In fact, those scowls were about the sum level of interaction with our fellow Elvis pilgrims. Although Bertel and I chatted about the exhibits as we wandered around, and other couples whispered the occasional comment to one another, there was next to no intermingling with anyone else in the group. Everyone was listening to the same audio tour via headphones, so we were cut off from each other, but hearing the same thing.

(As an aside, this is something I've seen more and more of while here in the USA. The other day I saw a young couple, walking down the street, hand in hand, both listening to iPods, and both txting on their cellphones with their free hand. Mad.)

Together Alone, as NZ's most famous songsmith once wrote.

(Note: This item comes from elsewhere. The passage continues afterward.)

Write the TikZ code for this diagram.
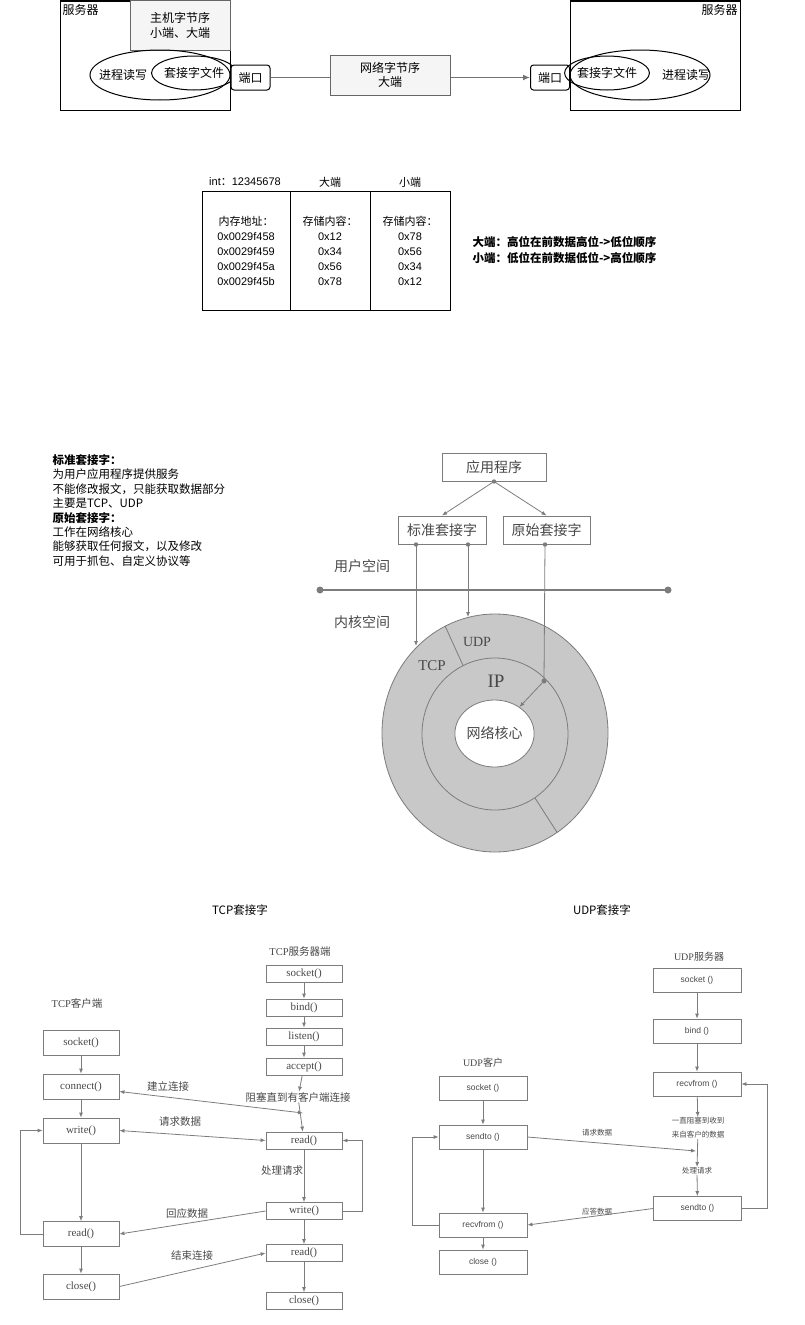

Having done our sight-seeing duties, we drove to a restaurant, and encountered some 'authentic' American culture. American English (and, it has to be said, Scandanavian English), continues to surprise me with some brilliant turns-of-phrase. Having made our orders, our waitress sprung this on us...

"Y'all want to a la mode that?"
"Do I?" I asked.
"Do you?"
"A la mode it?"
"Yes. You know. A scoop of icecream on the side."
"Ohh, yes, please."

I think "to a la mode it" is one of the best verbs I've ever heard. Even now, a couple of weeks later, we're still getting mileage out of it.

Anyway, with our vocabularies suitably enriched by our Memphis stop-over, we headed out-of-town for Chicago, and a whole new series of adventures.